Edwin Pain

Personal information
- Full name: Edwin Llewellyn Pain
- Born: 2 June 1891 Swansea, Glamorgan, Wales
- Died: 14 July 1947 (aged 56) Plymouth, Devon, England
- Batting: Right-handed
- Bowling: Right-arm medium

Domestic team information
- 1932: Devon
- 1926: Royal Navy

Career statistics
| Competition | First-class |
| Matches | 1 |
| Runs scored | 18 |
| Batting average | 9.00 |
| 100s/50s | –/– |
| Top score | 17 |
| Balls bowled | 204 |
| Wickets | 3 |
| Bowling average | 33.00 |
| 5 wickets in innings | – |
| 10 wickets in match | – |
| Best bowling | 3/90 |
| Catches/stumpings | 2/– |
- Source: Cricinfo, 15 March 2011

= Edwin Pain =

Welsh cricketer and Royal Navy sailor

Edwin Llewellyn Pain (2 June 1891 - 14 July 1947) was a Welsh cricketer and Royal Navy sailor.
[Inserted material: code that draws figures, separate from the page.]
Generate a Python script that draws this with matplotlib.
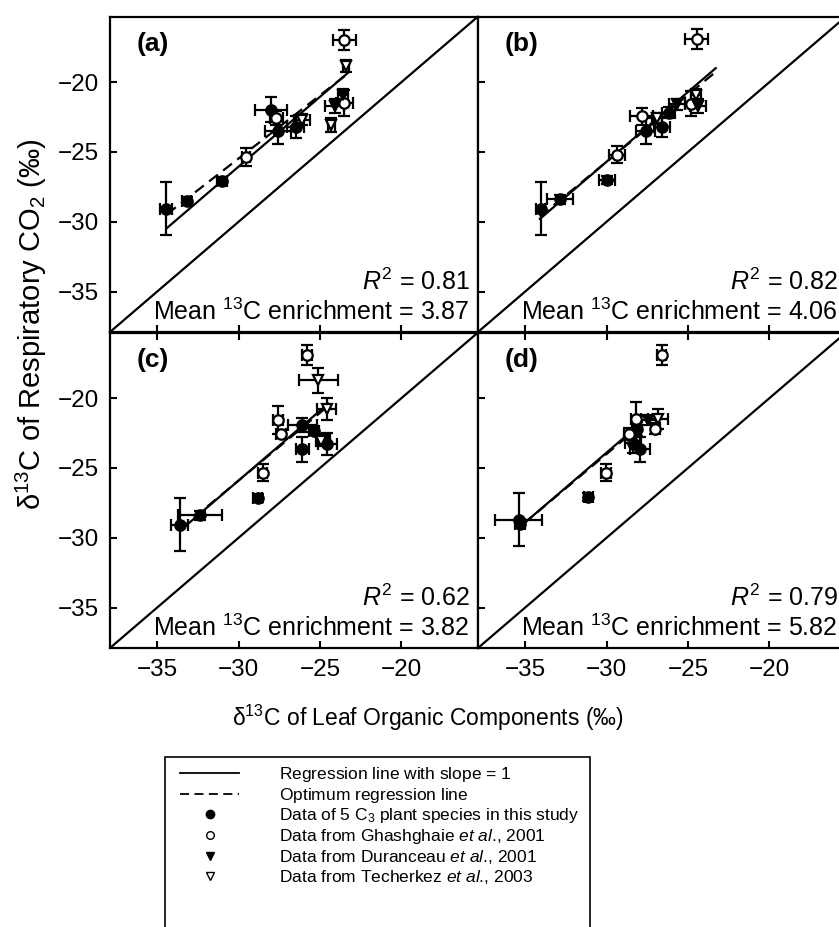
import matplotlib.pyplot as plt
from matplotlib.lines import Line2D
from matplotlib.patches import Rectangle

plt.rcParams['font.family'] = ['Liberation Sans', 'DejaVu Sans']
plt.rcParams['mathtext.fontset'] = 'custom'
plt.rcParams['mathtext.rm'] = 'Liberation Sans'
plt.rcParams['mathtext.it'] = 'Liberation Sans:italic'
plt.rcParams['mathtext.bf'] = 'Liberation Sans:bold'

# points as (x, y, xerr, yerr)
a_study = [(-34.45, -29.06, 0.35, 1.9), (-33.2, -28.5, 0.3, 0.3), (-31.0, -27.1, 0.3, 0.3),
           (-28.0, -21.97, 1.0, 0.9), (-27.6, -23.5, 0.8, 0.9), (-26.5, -23.2, 0.5, 0.8)]
a_ghash = [(-29.55, -25.34, 0.25, 0.65), (-27.7, -22.6, 0.4, 0.5), (-23.5, -17.0, 0.7, 0.7),
           (-23.5, -21.5, 0.5, 0.9)]
a_duran = [(-23.6, -20.9, 0.3, 0.4), (-24.1, -21.7, 0.6, 0.5)]
a_tcher = [(-26.1, -22.7, 0.5, 0.4), (-23.4, -18.85, 0.2, 0.4), (-24.3, -23.05, 0.2, 0.5)]

b_study = [(-34.06, -29.06, 0.3, 1.9), (-32.84, -28.4, 0.8, 0.3), (-29.98, -27.0, 0.5, 0.3),
           (-27.6, -23.5, 0.6, 0.9), (-26.6, -23.2, 0.5, 0.7), (-26.2, -22.2, 0.4, 0.4)]
b_ghash = [(-29.37, -25.2, 0.5, 0.6), (-27.84, -22.45, 0.7, 0.6), (-24.8, -21.56, 0.4, 0.9),
           (-24.47, -16.9, 0.7, 0.7)]
b_duran = [(-25.7, -21.6, 0.5, 0.4), (-24.4, -21.7, 0.5, 0.5)]
b_tcher = [(-24.5, -20.9, 0.3, 0.4), (-26.9, -22.6, 0.3, 0.4)]

c_study = [(-33.63, -29.06, 0.5, 1.9), (-32.35, -28.4, 1.35, 0.3), (-28.84, -27.14, 0.3, 0.3),
           (-26.08, -21.9, 0.9, 0.5), (-26.08, -23.65, 0.4, 0.9), (-25.37, -22.33, 0.3, 0.3),
           (-24.55, -23.3, 0.6, 0.8)]
c_ghash = [(-28.53, -25.34, 0.3, 0.6), (-27.6, -21.6, 0.3, 1.0), (-27.4, -22.57, 0.3, 0.3),
           (-25.78, -16.9, 0.3, 0.7)]
c_duran = [(-24.7, -22.9, 0.3, 0.3)]
c_tcher = [(-24.96, -23.05, 0.3, 0.4), (-24.6, -20.77, 0.6, 0.8), (-25.12, -18.73, 1.2, 0.9)]

d_study = [(-35.4, -28.7, 1.45, 1.9), (-35.3, -29.0, 0.3, 0.3), (-31.12, -27.1, 0.3, 0.3),
           (-28.37, -23.2, 0.5, 0.7), (-27.96, -23.65, 0.6, 0.9), (-28.16, -22.2, 0.3, 0.5)]
d_ghash = [(-30.04, -25.34, 0.3, 0.6), (-28.63, -22.57, 0.3, 0.4), (-28.22, -21.5, 0.3, 1.2),
           (-27.0, -22.2, 0.3, 0.4), (-26.63, -16.9, 0.3, 0.7)]
d_duran = [(-27.45, -21.6, 0.5, 0.3)]
d_tcher = [(-26.84, -21.5, 0.6, 0.7)]

panel_names = ['(a)', '(b)', '(c)', '(d)']
r2_values = [0.81, 0.82, 0.62, 0.79]
enrichment = [3.87, 4.06, 3.82, 5.82]
# regression lines: x range, slope-1 intercept, optimum slope/intercept
fit_xmin = [-34.4, -34.1, -33.6, -35.1]
fit_xmax = [-23.3, -23.3, -24.5, -28.4]
unit_intercept = [3.95, 4.3, 4.1, 6.1]
opt_slope = [0.906, 0.96, 0.97, 0.98]
opt_intercept = [1.71, 3.1, 3.2, 5.4]

y_ticks = [-35, -30, -25, -20]
x_ticks = [-35, -30, -25, -20]
lim = (-37.9, -15.3)

data = [
    (a_study, a_ghash, a_duran, a_tcher),
    (b_study, b_ghash, b_duran, b_tcher),
    (c_study, c_ghash, c_duran, c_tcher),
    (d_study, d_ghash, d_duran, d_tcher),
]
styles = [('o', 'k'), ('o', 'white'), ('v', 'k'), ('v', 'white')]

fig = plt.figure(figsize=(8.39, 9.27), dpi=100)
W, H = 839.0, 927.0
col_x = [110 / W, 478 / W]
row_y = [(H - 332) / H, (H - 648) / H]
aw, ah = 368 / W, 315.5 / H

for i in range(4):
    row, col = i // 2, i % 2
    ax = fig.add_axes([col_x[col], row_y[row], aw, ah])
    ax.set_xlim(lim)
    ax.set_ylim(lim)
    ax.set_xticks(x_ticks)
    ax.set_yticks(y_ticks)
    for s in ax.spines.values():
        s.set_linewidth(1.6)
    ax.tick_params(direction='in', length=5, width=1.5, labelsize=17.5, pad=8,
                   top=(row == 1), bottom=True, left=True, right=False)
    if row == 0:
        ax.set_xticklabels([])
    if col == 1:
        ax.set_yticklabels([])

    ax.axline((-30, -30), slope=1, color='k', lw=1.6, zorder=2)

    xs = [fit_xmin[i], fit_xmax[i]]
    ax.plot(xs, [x + unit_intercept[i] for x in xs], color='k', lw=1.6, zorder=2)
    ax.plot(xs, [opt_slope[i] * x + opt_intercept[i] for x in xs], color='k', lw=1.6,
            dashes=(5, 3), zorder=2)

    for pts, (mk, fc) in zip(data[i], styles):
        px = [p[0] for p in pts]
        py = [p[1] for p in pts]
        pxe = [p[2] for p in pts]
        pye = [p[3] for p in pts]
        ax.errorbar(px, py, xerr=pxe, yerr=pye, fmt=mk, mfc=fc, mec='k', mew=1.6,
                    ms=7.5, ecolor='k', elinewidth=1.6, capsize=4, capthick=1.6, zorder=3)

    ax.text(0.073, 0.952, panel_names[i], transform=ax.transAxes, ha='left', va='top',
            fontsize=19, fontweight='bold')
    ax.text(0.978, 0.159, '$R^2$ = %.2f' % r2_values[i], transform=ax.transAxes,
            ha='right', va='center', fontsize=18)
    ax.text(0.978, 0.063, 'Mean $^{13}$C enrichment = %.2f' % enrichment[i],
            transform=ax.transAxes, ha='right', va='center', fontsize=18)

fig.text(0.037, 0.65, 'δ$^{13}$C of Respiratory CO$_2$ (‰)', rotation=90,
         ha='center', va='center', fontsize=21)
fig.text(428 / W, 1 - 718 / H, 'δ$^{13}$C of Leaf Organic Components (‰)',
         ha='center', va='center', fontsize=16.5)

# legend box
fig.patches.append(Rectangle((165 / W, -0.02), 425 / W, (H - 757) / H + 0.02,
                             transform=fig.transFigure, fill=False, ec='k', lw=1.2))
handles = [
    Line2D([], [], color='k', lw=1.3),
    Line2D([], [], color='k', lw=1.3, dashes=(5, 3)),
    Line2D([], [], ls='none', marker='o', mfc='k', mec='k', ms=6),
    Line2D([], [], ls='none', marker='o', mfc='white', mec='k', ms=5.5),
    Line2D([], [], ls='none', marker='v', mfc='k', mec='k', ms=6),
    Line2D([], [], ls='none', marker='v', mfc='white', mec='k', ms=5.5),
]
# the trailing math space gives every row the same (mathtext) height
labels = [
    'Regression line with slope = 1$\\ $',
    'Optimum regression line$\\ $',
    'Data of 5 C$_3$ plant species in this study',
    'Data from Ghashghaie $et\\ al$., 2001',
    'Data from Duranceau $et\\ al$., 2001',
    'Data from Techerkez $et\\ al$., 2003',
]
fig.legend(handles, labels, loc='upper left', bbox_to_anchor=(180 / W, 1 - 765 / H),
           frameon=False, fontsize=12.5, handlelength=3.4, handletextpad=2.3,
           labelspacing=0.1, borderpad=0, borderaxespad=0)

fig.savefig('out.png', dpi=100)
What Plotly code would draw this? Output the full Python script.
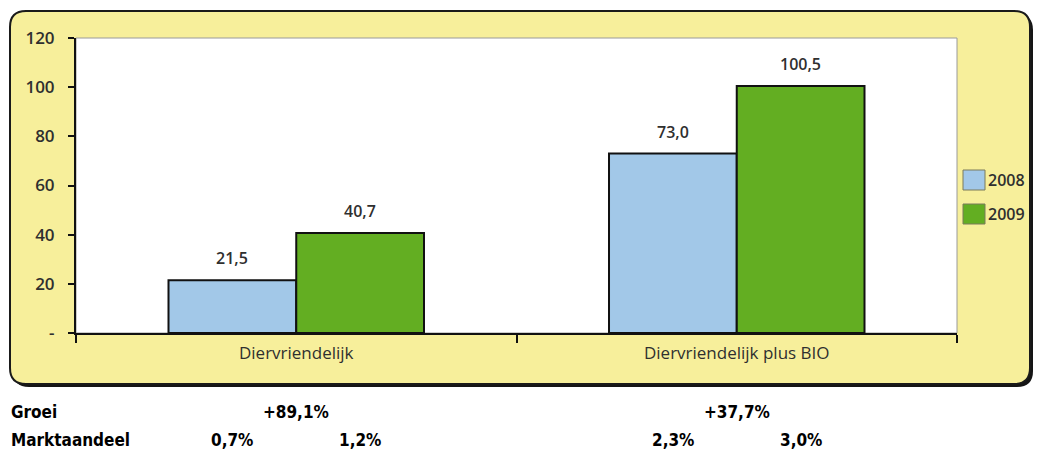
import plotly.graph_objects as go

# ---- data ----
categories = ["Diervriendelijk", "Diervriendelijk plus BIO"]
years = ["2008", "2009"]
values_2008 = [21.5, 73.0]
values_2009 = [40.7, 100.5]
colors = ["#A2C8E8", "#63AE22"]
groei = ["+89,1%", "+37,7%"]
markt_2008 = ["0,7%", "2,3%"]
markt_2009 = ["1,2%", "3,0%"]
y_ticks = [0, 20, 40, 60, 80, 100, 120]
y_ticktext = ["-", "20", "40", "60", "80", "100", "120"]

W, H = 1041, 451
L, R, T, B = 76, 957, 38, 333  # plot area in pixels
BARGAP = 0.42

def px(x):
    return (x - L) / (R - L)

def py(y):
    return (B - y) / (B - T)

def rounded_rect(x0, y0, x1, y1, r):
    rx = r / (R - L)
    ry = r / (B - T)
    X0, X1 = px(x0), px(x1)
    Y0, Y1 = py(y0), py(y1)  # Y0 top (larger), Y1 bottom
    return (f"M {X0+rx},{Y0} L {X1-rx},{Y0} Q {X1},{Y0} {X1},{Y0-ry} "
            f"L {X1},{Y1+ry} Q {X1},{Y1} {X1-rx},{Y1} "
            f"L {X0+rx},{Y1} Q {X0},{Y1} {X0},{Y1+ry} "
            f"L {X0},{Y0-ry} Q {X0},{Y0} {X0+rx},{Y0} Z")

txt = "#2f2f2f"
font_chart = "Open Sans, Lato, sans-serif"
font_table = "DejaVu Sans Condensed, Roboto, sans-serif"

fig = go.Figure()
for yr, vals, col in zip(years, [values_2008, values_2009], colors):
    fig.add_trace(go.Bar(
        x=categories, y=vals, name=yr,
        marker=dict(color=col, line=dict(color="#111111", width=2)),
        showlegend=False,
    ))

shapes = [
    # shadow
    dict(type="path", xref="paper", yref="paper", layer="below",
         path=rounded_rect(13, 14, 1033, 387, 16),
         fillcolor="#151515", line=dict(width=0)),
    # yellow box
    dict(type="path", xref="paper", yref="paper", layer="below",
         path=rounded_rect(10, 11, 1030, 384, 16),
         fillcolor="#F7EF9B", line=dict(color="#1a1a1a", width=2)),
    # white plot area
    dict(type="rect", xref="paper", yref="paper", layer="below",
         x0=px(L), x1=px(R), y0=py(B), y1=py(T),
         fillcolor="white", line=dict(color="#9a9a9a", width=1)),
    # short extension of the x axis line to the left of the y axis
    dict(type="line", xref="paper", yref="paper", layer="above",
         x0=px(69), x1=px(L), y0=0, y1=0, line=dict(color="#111111", width=2)),
]

annotations = []
offset = (1 - BARGAP) / 4
for i, cat in enumerate(categories):
    for vals, sgn in ((values_2008, -1), (values_2009, 1)):
        annotations.append(dict(
            x=i + sgn * offset, y=vals[i], xref="x", yref="y",
            text=f"{vals[i]:.1f}".replace(".", ","), showarrow=False,
            yanchor="middle", yshift=22,
            font=dict(family=font_chart, size=16, color=txt, weight=600)))

# legend (manual, larger swatches)
for k, (yr, col) in enumerate(zip(years, colors)):
    yc = 180 + k * 34
    shapes.append(dict(type="rect", xref="paper", yref="paper",
                       x0=px(963), x1=px(985), y0=py(yc + 10), y1=py(yc - 10),
                       fillcolor=col, line=dict(color="#7a7a5a", width=1)))
    annotations.append(dict(x=px(986), y=py(yc), xref="paper", yref="paper",
                            text=yr, showarrow=False, xanchor="left", yanchor="middle",
                            font=dict(family=font_chart, size=16, color=txt, weight=600)))

# table below chart
tfont = dict(family=font_table, size=17, color="#000000", weight="bold")
y_groei, y_markt = py(412), py(440)
annotations.append(dict(x=px(9), y=y_groei, xref="paper", yref="paper", text="Groei",
                        showarrow=False, xanchor="left", yanchor="middle", font=tfont))
annotations.append(dict(x=px(9), y=y_markt, xref="paper", yref="paper", text="Marktaandeel",
                        showarrow=False, xanchor="left", yanchor="middle", font=tfont))
for i in range(len(categories)):
    annotations.append(dict(x=i, y=y_groei, xref="x", yref="paper", text=groei[i],
                            showarrow=False, yanchor="middle", font=tfont))
    annotations.append(dict(x=i - offset, y=y_markt, xref="x", yref="paper", text=markt_2008[i],
                            showarrow=False, yanchor="middle", font=tfont))
    annotations.append(dict(x=i + offset, y=y_markt, xref="x", yref="paper", text=markt_2009[i],
                            showarrow=False, yanchor="middle", font=tfont))

fig.update_layout(
    width=W, height=H,
    margin=dict(l=L, r=W - R, t=T, b=H - B, pad=0),
    paper_bgcolor="white", plot_bgcolor="rgba(0,0,0,0)",
    barmode="group", bargap=BARGAP, bargroupgap=0,
    separators=",.",
    shapes=shapes, annotations=annotations,
    xaxis=dict(showgrid=False, showline=True, linecolor="#111111", linewidth=2,
               ticks="outside", tickson="boundaries", ticklen=8, tickwidth=2,
               tickcolor="#111111", ticklabelstandoff=4,
               tickfont=dict(family=font_chart, size=17, color=txt)),
    yaxis=dict(range=[0, 120], showgrid=False, zeroline=False, showline=True,
               linecolor="#111111", linewidth=2, ticks="outside", ticklen=6,
               tickwidth=2, tickcolor="#111111", ticklabelstandoff=10,
               tickvals=y_ticks, ticktext=y_ticktext,
               tickfont=dict(family=font_chart, size=17, color=txt, weight=600)),
)

fig.write_html("out.html")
Pain was a right-handed batsman who bowled right-arm medium pace. He was born in Swansea, Glamorgan.

Pain made his only first-class appearance for the Royal Navy against the Army at Lord's in 1926. In this match he scored 17 runs in the Royal Navy first-innings, before being dismissed by Philip Davies. In their second-innings he scored a single run before being dismissed by Kenneth Mackessack. With the ball he claimed 3 wickets in the Army's first-innings. In 1932 he played four Minor Counties Championship fixtures for Devon.

He died in Plymouth, Devon on 14 July 1947.